N. Dendias : Merci pour vos questions. Tout d’abord, ce que vous avez dit est très juste. J’étais hier au Parlement, pour présenter un projet de loi, une loi, en vertu de laquelle la Grèce étend ses eaux territoriales dans la mer Ionienne, de 6 à 12 miles nautiques. Et par ailleurs, j’ai clairement dit devant le parlement hellénique, mais aussi pour que tout le monde puisse l’entendre, que la Grèce a le droit souverain d’étendre ses eaux territoriales conformément à la Convention des Nations Unies sur le droit de la mer, autrement dit de six miles à douze miles partout, au sud de la Grèce ou dans la mer Egée. Cela est notre droit souverain. Nous ne sommes pas obligés, conformément à la Convention des Nations Unies sur le droit de la mer, de négocier avec un autre pays pour étendre nos eaux territoriales. Nous étendons nos eaux territoriales dans la mer Ionienne sans négocier avec nos bons amis les Italiens ou nos bons amis les Albanais, qui d’ailleurs ont procédé au préalable à une extension sans négocier avec nous. Cela était leur droit. Donc nous n’allons pas négocier avec la Turquie à ce sujet. Et vous me donnez l’occasion combien il est inacceptable que la Turquie ait institué une menace de guerre contre nous si nous exerçons un droit souverain prévu par le droit international. Ce que nous appelons en latin le casus belli. Mon homologue est professeur et connaît très bien cette expression. Il est inacceptable qu’au 21e siècle un pays menace de guerre un autre pays, si ce dernier exerce un droit en vertu du droit international.

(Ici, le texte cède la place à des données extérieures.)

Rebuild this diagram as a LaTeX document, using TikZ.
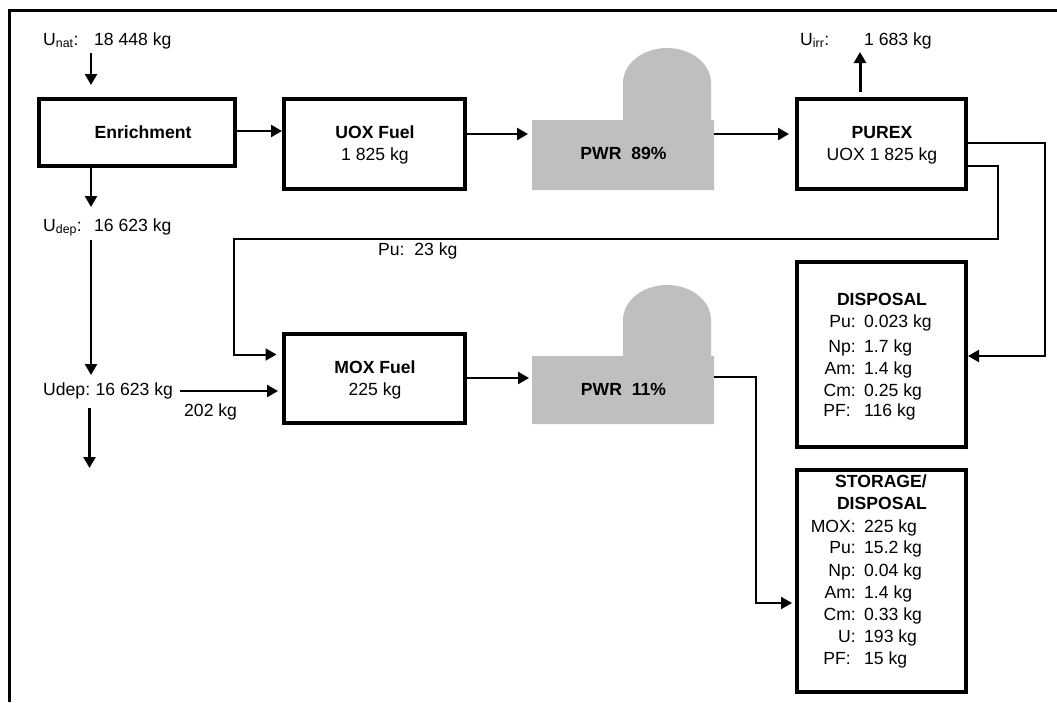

S’agissant de l’OTAN. Ce que nous avons dit est que l’OTAN est une alliance, sans doute l’alliance la plus réussie dans l’histoire de l’humanité et une alliance très utile si je puis dire. Mais elle se retrouve dans une position difficile, lorsqu’elle doit affronter des différends entre les Etats membres. Et parfois, elle adopte une approche de l’équidistance. Toutefois, si l’un des pays a tort et que l’autre a raison et que l’Organisation adopte la pratique de l’équidistance, alors elle commet une injustice à l’égard du pays qui a raison. Merci.
Question (inaudible) sur la fermeture des frontières en raison de la pandémie de Covid et si cela appelle à la prise de mesures plus sévères ?
N. Dendias : Je n’ai pas grand-chose à dire à ce sujet. Pour nous ce n’est pas si facile, car nous avons des frontières communes avec un nombre de pays non membres de l’UE. Mais nous avons toujours agi de façon coordonnée avec les autorités compétentes de l’UE, tout en gardant à l’esprit la santé de nos citoyens, mais aussi la santé de tous les citoyens autour de nous, dans cette équation difficile qui consiste à essayer de sauver le plus possible sur le plan de l’économie. Espérons que la vaccination de la population nous sortira très rapidement de cette position très très difficile pour l’économie et les sociétés ».